TASK DESCRIPTION
Restate all the material verbatim, except for the pictures.

DATA SEGMENT
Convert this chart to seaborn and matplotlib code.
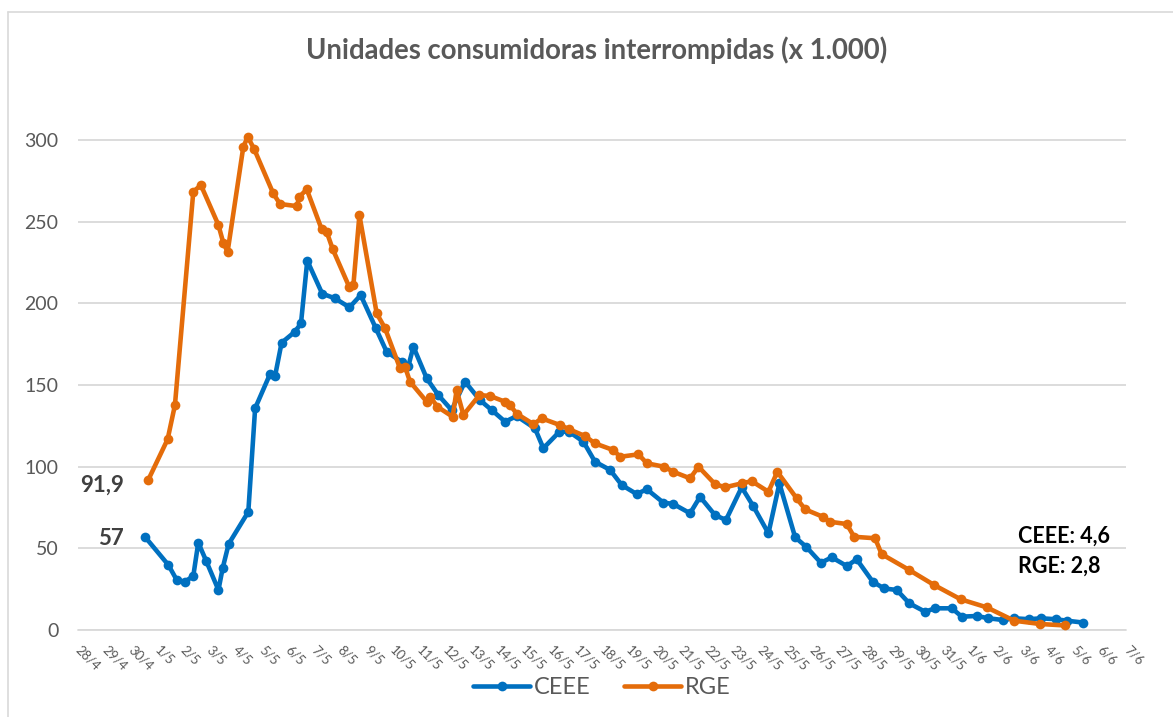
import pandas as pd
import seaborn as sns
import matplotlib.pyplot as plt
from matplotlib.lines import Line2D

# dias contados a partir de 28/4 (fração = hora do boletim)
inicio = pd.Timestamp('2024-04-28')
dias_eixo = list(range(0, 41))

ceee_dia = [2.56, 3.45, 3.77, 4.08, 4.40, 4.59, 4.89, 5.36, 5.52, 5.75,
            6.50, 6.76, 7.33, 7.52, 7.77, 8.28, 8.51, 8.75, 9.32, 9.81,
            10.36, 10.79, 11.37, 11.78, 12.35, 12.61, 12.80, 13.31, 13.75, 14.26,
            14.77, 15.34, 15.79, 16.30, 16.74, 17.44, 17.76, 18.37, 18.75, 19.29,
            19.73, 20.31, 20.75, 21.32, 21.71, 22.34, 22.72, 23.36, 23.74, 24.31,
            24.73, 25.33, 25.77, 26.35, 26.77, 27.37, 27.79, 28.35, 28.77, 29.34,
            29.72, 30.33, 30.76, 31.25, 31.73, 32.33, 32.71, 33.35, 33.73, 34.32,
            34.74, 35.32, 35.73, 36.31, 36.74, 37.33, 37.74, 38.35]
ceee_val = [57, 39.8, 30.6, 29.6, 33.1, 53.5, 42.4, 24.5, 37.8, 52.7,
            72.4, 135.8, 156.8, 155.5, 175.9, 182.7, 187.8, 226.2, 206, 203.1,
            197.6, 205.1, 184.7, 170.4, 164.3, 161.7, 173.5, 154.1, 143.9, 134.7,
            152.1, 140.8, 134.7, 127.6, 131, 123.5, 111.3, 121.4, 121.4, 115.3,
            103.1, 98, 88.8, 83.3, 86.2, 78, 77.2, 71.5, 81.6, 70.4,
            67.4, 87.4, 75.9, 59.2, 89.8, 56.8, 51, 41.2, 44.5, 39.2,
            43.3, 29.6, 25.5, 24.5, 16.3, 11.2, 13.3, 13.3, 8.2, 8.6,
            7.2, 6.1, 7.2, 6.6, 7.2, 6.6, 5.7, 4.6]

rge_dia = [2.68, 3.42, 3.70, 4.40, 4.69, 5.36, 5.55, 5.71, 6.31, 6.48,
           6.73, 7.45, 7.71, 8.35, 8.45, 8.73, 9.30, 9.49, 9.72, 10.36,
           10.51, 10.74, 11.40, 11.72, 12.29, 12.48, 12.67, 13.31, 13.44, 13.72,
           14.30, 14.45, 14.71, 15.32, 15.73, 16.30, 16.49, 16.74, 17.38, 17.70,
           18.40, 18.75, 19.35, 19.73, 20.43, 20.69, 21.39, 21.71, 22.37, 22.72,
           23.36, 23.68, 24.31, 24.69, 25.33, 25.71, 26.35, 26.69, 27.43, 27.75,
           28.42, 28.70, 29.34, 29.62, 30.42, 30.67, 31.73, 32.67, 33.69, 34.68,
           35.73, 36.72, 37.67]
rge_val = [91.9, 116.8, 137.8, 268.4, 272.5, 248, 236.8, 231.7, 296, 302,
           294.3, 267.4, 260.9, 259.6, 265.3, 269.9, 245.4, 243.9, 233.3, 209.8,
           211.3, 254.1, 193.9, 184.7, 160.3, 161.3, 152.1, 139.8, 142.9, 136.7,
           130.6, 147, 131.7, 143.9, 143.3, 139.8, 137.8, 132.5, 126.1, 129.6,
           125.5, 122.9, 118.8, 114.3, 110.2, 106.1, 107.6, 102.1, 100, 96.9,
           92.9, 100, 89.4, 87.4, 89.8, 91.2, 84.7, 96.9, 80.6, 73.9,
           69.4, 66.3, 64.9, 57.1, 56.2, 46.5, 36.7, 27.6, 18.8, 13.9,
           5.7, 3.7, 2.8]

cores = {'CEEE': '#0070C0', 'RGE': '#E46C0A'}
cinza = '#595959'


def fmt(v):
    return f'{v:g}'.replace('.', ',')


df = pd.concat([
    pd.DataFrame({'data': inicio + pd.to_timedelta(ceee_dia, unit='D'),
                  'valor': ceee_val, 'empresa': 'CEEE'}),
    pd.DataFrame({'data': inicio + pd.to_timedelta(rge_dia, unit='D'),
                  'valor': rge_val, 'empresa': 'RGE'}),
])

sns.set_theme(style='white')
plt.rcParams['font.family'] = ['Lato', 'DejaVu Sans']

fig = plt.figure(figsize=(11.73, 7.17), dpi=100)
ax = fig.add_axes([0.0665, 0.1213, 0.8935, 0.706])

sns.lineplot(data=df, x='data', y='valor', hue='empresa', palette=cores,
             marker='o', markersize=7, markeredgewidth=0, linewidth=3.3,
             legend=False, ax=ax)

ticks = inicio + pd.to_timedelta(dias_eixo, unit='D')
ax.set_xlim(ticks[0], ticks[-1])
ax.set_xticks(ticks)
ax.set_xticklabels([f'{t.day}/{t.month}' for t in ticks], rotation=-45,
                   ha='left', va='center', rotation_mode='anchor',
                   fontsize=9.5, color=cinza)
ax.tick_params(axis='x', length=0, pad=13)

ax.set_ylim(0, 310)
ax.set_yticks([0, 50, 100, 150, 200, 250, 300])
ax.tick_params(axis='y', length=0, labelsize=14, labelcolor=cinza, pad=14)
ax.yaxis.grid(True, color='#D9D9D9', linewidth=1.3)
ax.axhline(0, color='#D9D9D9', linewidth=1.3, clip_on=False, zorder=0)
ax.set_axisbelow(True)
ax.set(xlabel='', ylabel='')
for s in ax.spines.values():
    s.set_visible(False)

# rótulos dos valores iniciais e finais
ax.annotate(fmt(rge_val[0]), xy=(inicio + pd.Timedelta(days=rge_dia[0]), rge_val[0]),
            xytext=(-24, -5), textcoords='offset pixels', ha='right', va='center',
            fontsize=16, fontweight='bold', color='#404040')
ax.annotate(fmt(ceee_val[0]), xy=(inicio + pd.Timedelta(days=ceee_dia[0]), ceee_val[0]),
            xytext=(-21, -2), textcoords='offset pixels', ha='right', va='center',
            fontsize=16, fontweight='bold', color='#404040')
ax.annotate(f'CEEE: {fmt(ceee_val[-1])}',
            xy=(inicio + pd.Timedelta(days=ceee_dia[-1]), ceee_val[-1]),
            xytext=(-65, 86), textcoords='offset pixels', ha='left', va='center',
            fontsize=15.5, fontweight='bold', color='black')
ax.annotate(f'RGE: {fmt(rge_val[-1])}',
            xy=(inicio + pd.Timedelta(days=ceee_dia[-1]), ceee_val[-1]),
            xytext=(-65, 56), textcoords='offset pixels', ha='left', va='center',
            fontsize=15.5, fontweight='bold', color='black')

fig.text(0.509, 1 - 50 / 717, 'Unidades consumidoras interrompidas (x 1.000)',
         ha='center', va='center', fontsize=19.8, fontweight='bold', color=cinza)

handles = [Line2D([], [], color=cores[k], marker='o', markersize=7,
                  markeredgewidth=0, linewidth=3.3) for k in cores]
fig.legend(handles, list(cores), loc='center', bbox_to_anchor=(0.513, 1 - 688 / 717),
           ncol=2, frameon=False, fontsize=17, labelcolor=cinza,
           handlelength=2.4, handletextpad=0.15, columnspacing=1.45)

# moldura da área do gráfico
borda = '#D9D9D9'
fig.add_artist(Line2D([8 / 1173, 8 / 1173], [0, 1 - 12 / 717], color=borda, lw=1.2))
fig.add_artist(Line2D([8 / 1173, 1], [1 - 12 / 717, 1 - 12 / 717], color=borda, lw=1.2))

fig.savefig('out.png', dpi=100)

OUTPUT FOR THIS TASK
Convert this chart to seaborn and matplotlib code.
import pandas as pd
import seaborn as sns
import matplotlib.pyplot as plt
from matplotlib.lines import Line2D

# dias contados a partir de 28/4 (fração = hora do boletim)
inicio = pd.Timestamp('2024-04-28')
dias_eixo = list(range(0, 41))

ceee_dia = [2.56, 3.45, 3.77, 4.08, 4.40, 4.59, 4.89, 5.36, 5.52, 5.75,
            6.50, 6.76, 7.33, 7.52, 7.77, 8.28, 8.51, 8.75, 9.32, 9.81,
            10.36, 10.79, 11.37, 11.78, 12.35, 12.61, 12.80, 13.31, 13.75, 14.26,
            14.77, 15.34, 15.79, 16.30, 16.74, 17.44, 17.76, 18.37, 18.75, 19.29,
            19.73, 20.31, 20.75, 21.32, 21.71, 22.34, 22.72, 23.36, 23.74, 24.31,
            24.73, 25.33, 25.77, 26.35, 26.77, 27.37, 27.79, 28.35, 28.77, 29.34,
            29.72, 30.33, 30.76, 31.25, 31.73, 32.33, 32.71, 33.35, 33.73, 34.32,
            34.74, 35.32, 35.73, 36.31, 36.74, 37.33, 37.74, 38.35]
ceee_val = [57, 39.8, 30.6, 29.6, 33.1, 53.5, 42.4, 24.5, 37.8, 52.7,
            72.4, 135.8, 156.8, 155.5, 175.9, 182.7, 187.8, 226.2, 206, 203.1,
            197.6, 205.1, 184.7, 170.4, 164.3, 161.7, 173.5, 154.1, 143.9, 134.7,
            152.1, 140.8, 134.7, 127.6, 131, 123.5, 111.3, 121.4, 121.4, 115.3,
            103.1, 98, 88.8, 83.3, 86.2, 78, 77.2, 71.5, 81.6, 70.4,
            67.4, 87.4, 75.9, 59.2, 89.8, 56.8, 51, 41.2, 44.5, 39.2,
            43.3, 29.6, 25.5, 24.5, 16.3, 11.2, 13.3, 13.3, 8.2, 8.6,
            7.2, 6.1, 7.2, 6.6, 7.2, 6.6, 5.7, 4.6]

rge_dia = [2.68, 3.42, 3.70, 4.40, 4.69, 5.36, 5.55, 5.71, 6.31, 6.48,
           6.73, 7.45, 7.71, 8.35, 8.45, 8.73, 9.30, 9.49, 9.72, 10.36,
           10.51, 10.74, 11.40, 11.72, 12.29, 12.48, 12.67, 13.31, 13.44, 13.72,
           14.30, 14.45, 14.71, 15.32, 15.73, 16.30, 16.49, 16.74, 17.38, 17.70,
           18.40, 18.75, 19.35, 19.73, 20.43, 20.69, 21.39, 21.71, 22.37, 22.72,
           23.36, 23.68, 24.31, 24.69, 25.33, 25.71, 26.35, 26.69, 27.43, 27.75,
           28.42, 28.70, 29.34, 29.62, 30.42, 30.67, 31.73, 32.67, 33.69, 34.68,
           35.73, 36.72, 37.67]
rge_val = [91.9, 116.8, 137.8, 268.4, 272.5, 248, 236.8, 231.7, 296, 302,
           294.3, 267.4, 260.9, 259.6, 265.3, 269.9, 245.4, 243.9, 233.3, 209.8,
           211.3, 254.1, 193.9, 184.7, 160.3, 161.3, 152.1, 139.8, 142.9, 136.7,
           130.6, 147, 131.7, 143.9, 143.3, 139.8, 137.8, 132.5, 126.1, 129.6,
           125.5, 122.9, 118.8, 114.3, 110.2, 106.1, 107.6, 102.1, 100, 96.9,
           92.9, 100, 89.4, 87.4, 89.8, 91.2, 84.7, 96.9, 80.6, 73.9,
           69.4, 66.3, 64.9, 57.1, 56.2, 46.5, 36.7, 27.6, 18.8, 13.9,
           5.7, 3.7, 2.8]

cores = {'CEEE': '#0070C0', 'RGE': '#E46C0A'}
cinza = '#595959'


def fmt(v):
    return f'{v:g}'.replace('.', ',')


df = pd.concat([
    pd.DataFrame({'data': inicio + pd.to_timedelta(ceee_dia, unit='D'),
                  'valor': ceee_val, 'empresa': 'CEEE'}),
    pd.DataFrame({'data': inicio + pd.to_timedelta(rge_dia, unit='D'),
                  'valor': rge_val, 'empresa': 'RGE'}),
])

sns.set_theme(style='white')
plt.rcParams['font.family'] = ['Lato', 'DejaVu Sans']

fig = plt.figure(figsize=(11.73, 7.17), dpi=100)
ax = fig.add_axes([0.0665, 0.1213, 0.8935, 0.706])

sns.lineplot(data=df, x='data', y='valor', hue='empresa', palette=cores,
             marker='o', markersize=7, markeredgewidth=0, linewidth=3.3,
             legend=False, ax=ax)

ticks = inicio + pd.to_timedelta(dias_eixo, unit='D')
ax.set_xlim(ticks[0], ticks[-1])
ax.set_xticks(ticks)
ax.set_xticklabels([f'{t.day}/{t.month}' for t in ticks], rotation=-45,
                   ha='left', va='center', rotation_mode='anchor',
                   fontsize=9.5, color=cinza)
ax.tick_params(axis='x', length=0, pad=13)

ax.set_ylim(0, 310)
ax.set_yticks([0, 50, 100, 150, 200, 250, 300])
ax.tick_params(axis='y', length=0, labelsize=14, labelcolor=cinza, pad=14)
ax.yaxis.grid(True, color='#D9D9D9', linewidth=1.3)
ax.axhline(0, color='#D9D9D9', linewidth=1.3, clip_on=False, zorder=0)
ax.set_axisbelow(True)
ax.set(xlabel='', ylabel='')
for s in ax.spines.values():
    s.set_visible(False)

# rótulos dos valores iniciais e finais
ax.annotate(fmt(rge_val[0]), xy=(inicio + pd.Timedelta(days=rge_dia[0]), rge_val[0]),
            xytext=(-24, -5), textcoords='offset pixels', ha='right', va='center',
            fontsize=16, fontweight='bold', color='#404040')
ax.annotate(fmt(ceee_val[0]), xy=(inicio + pd.Timedelta(days=ceee_dia[0]), ceee_val[0]),
            xytext=(-21, -2), textcoords='offset pixels', ha='right', va='center',
            fontsize=16, fontweight='bold', color='#404040')
ax.annotate(f'CEEE: {fmt(ceee_val[-1])}',
            xy=(inicio + pd.Timedelta(days=ceee_dia[-1]), ceee_val[-1]),
            xytext=(-65, 86), textcoords='offset pixels', ha='left', va='center',
            fontsize=15.5, fontweight='bold', color='black')
ax.annotate(f'RGE: {fmt(rge_val[-1])}',
            xy=(inicio + pd.Timedelta(days=ceee_dia[-1]), ceee_val[-1]),
            xytext=(-65, 56), textcoords='offset pixels', ha='left', va='center',
            fontsize=15.5, fontweight='bold', color='black')

fig.text(0.509, 1 - 50 / 717, 'Unidades consumidoras interrompidas (x 1.000)',
         ha='center', va='center', fontsize=19.8, fontweight='bold', color=cinza)

handles = [Line2D([], [], color=cores[k], marker='o', markersize=7,
                  markeredgewidth=0, linewidth=3.3) for k in cores]
fig.legend(handles, list(cores), loc='center', bbox_to_anchor=(0.513, 1 - 688 / 717),
           ncol=2, frameon=False, fontsize=17, labelcolor=cinza,
           handlelength=2.4, handletextpad=0.15, columnspacing=1.45)

# moldura da área do gráfico
borda = '#D9D9D9'
fig.add_artist(Line2D([8 / 1173, 8 / 1173], [0, 1 - 12 / 717], color=borda, lw=1.2))
fig.add_artist(Line2D([8 / 1173, 1], [1 - 12 / 717, 1 - 12 / 717], color=borda, lw=1.2))

fig.savefig('out.png', dpi=100)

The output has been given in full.